- Lebanon

Information
- Established: 1954
- Chairman: Omar Salloum
- Slogan: Inspire, Educate, Support
- Website: http://www.dsb.edu.lb/

= German School Beirut =

German International School Beirut (Deutsche Internationale Schule Beirut, DSB; المدرسة الألمانيّة – بيروت) is a German international school in Lebanon, with campuses in Manara Bliss, Beirut and Khalde Naemeh, Doha. Students who graduate from this school may obtain German diplomas (Sprachdiplom Eins and Sprachdiplom Zwei), International Baccalaureate diplomas or the Lebanese Baccalaureate. All of its operating expenses come from tuition, since the school does not receive any funding from any government.

==History==
The school opened as a kindergarten in 1954 and got a license for operating a Kindergarten that year from the Lebanese government. It accommodated the German citizens living in Lebanon. It also aimed at integrating the German and Lebanese culture in one school. It was considered a "Begegnungsschule" where the students graduate with the German Abitur and the Lebanese Baccalaureate. It was first located in Jal el Bahr near the Riviera Hotel.
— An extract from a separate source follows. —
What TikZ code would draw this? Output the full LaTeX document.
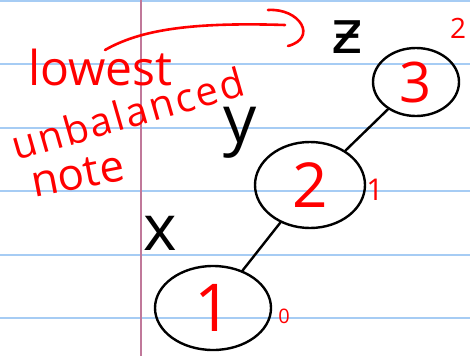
\documentclass[tikz,border=0pt]{standalone}
\usepackage{fontspec}
\setmainfont{Open Sans}
\newfontfamily\dejavu{DejaVu Sans}
\usetikzlibrary{shapes.geometric}
\definecolor{ink}{HTML}{FF0000}
\definecolor{ruling}{HTML}{A6CCF4}
\definecolor{marginc}{HTML}{C0789A}
\begin{document}
\begin{tikzpicture}[x=1pt,y=-1pt,
  hand/.style={text=ink, inner sep=0pt},
  blackhand/.style={text=black, inner sep=0pt},
  treenode/.style={ellipse, draw=black, line width=2.4pt, text=ink, inner sep=0pt},
  link/.style={draw=black, line width=2.4pt, line cap=round},
  redline/.style={draw=ink, line width=2.6pt, line cap=round}]
\useasboundingbox (0,0) rectangle (470,356);
\fill[white] (0,0) rectangle (470,356);
\foreach \yy in {1,64,128,191,255,318} \draw[ruling, line width=2pt] (0,\yy) -- (470,\yy);
\draw[marginc, line width=2pt] (141,0) -- (141,356);

% red handwriting
\node[hand, font=\fontsize{48}{48}\selectfont, anchor=base west] (lowest) at (28,85) {lowest};
\node[hand, font=\fontsize{40}{40}\selectfont\addfontfeature{LetterSpace=6}, anchor=base west, rotate=16] (unbal) at (16,161) {unbalanced};
\node[hand, font=\fontsize{44}{44}\selectfont, anchor=base west, rotate=11] (note) at (34,198) {note};

% arrow to z
\coordinate (arrstart) at (105,50);
\coordinate (arrend) at (285,25);
\draw[redline] (arrstart) .. controls (140,30) and (190,22) .. (arrend);
\draw[redline] (268,10) .. controls (300,8) and (318,38) .. (288,46);

% black letters
\node[blackhand, font=\dejavu\fontsize{60}{60}\selectfont] (z) at (347,37) {ƶ};
\node[blackhand, font=\fontsize{66}{66}\selectfont] (y) at (240,133) {y};
\node[blackhand, font=\fontsize{64}{64}\selectfont] (x) at (160,233) {x};

% tree
\node[treenode, minimum width=86pt, minimum height=68pt, font=\fontsize{56}{56}\selectfont] (n3) at (416,82) {3};
\node[treenode, minimum width=110pt, minimum height=86pt, font=\fontsize{62}{62}\selectfont] (n2) at (310,185) {2};
\node[treenode, minimum width=116pt, minimum height=84pt, font=\fontsize{66}{66}\selectfont] (n1) at (213,308) {1};
\draw[link] (n3) -- (n2);
\draw[link] (n2) -- (n1);

% heights
\node[hand, font=\fontsize{28}{28}\selectfont] (h3) at (458,28) {2};
\node[hand, font=\fontsize{30}{30}\selectfont] (h2) at (375,190) {1};
\node[hand, font=\fontsize{20}{20}\selectfont] (h1) at (284,316) {0};
\end{tikzpicture}
\end{document}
The Lebanese authorities granted licenses for elementary classes in 1955 and secondary classes in 1961. In 1964 the school was relocated to Doha until 1977.

The Doha campus opened in 1966. Due to the Lebanese Civil War, classes were suspended in 1977. Over the period of three years, from 1977 till 1980, the school relocated three times, due to the Civil War in Lebanon. In 1977 the school moved to Besançon, in 1978 to the ACS, and finally to Manara in the year 1980 where it remains till now.
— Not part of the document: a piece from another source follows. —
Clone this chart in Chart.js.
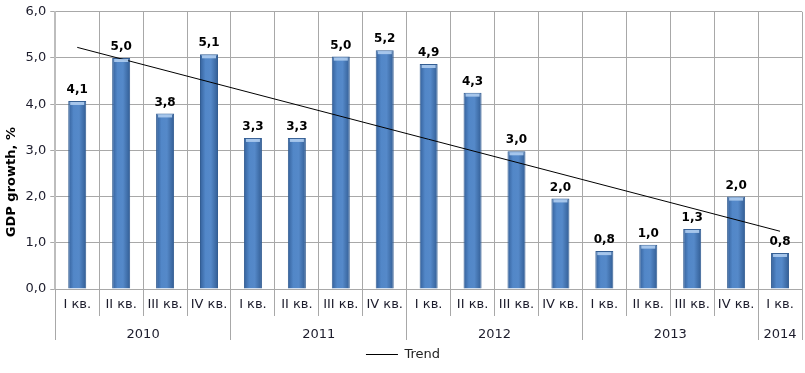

In 1980 classes resumed in a temporary location in Manara, Beirut. However the German teachers, making up 90% of the school's instructional staff, left after kidnappings of German citizens in the city occurred in 1985. In 1985 the German Abitur was no longer offered, and the Lebanese Brevet was the main degree that the students could acquire.The enrollment plummeted to 30 in 1989. War activity destroyed the school's Beirut campus that year. Damages also occurred at the Doha campus, which was renovated in 1995; at that time classes resumed at that campus. In 1995 the Doha branch was reestablished as the main branch of the D.I.S.B. Enrollment recovered, and the school had 1,090 students as of October 2011. In February 2016, the German International School of Beirut received the distinction of "Excellent German School Abroad", awarded by the German Agency for German Schools Abroad, and presented by the Ambassador of Germany in Lebanon Mr. Martin Huth.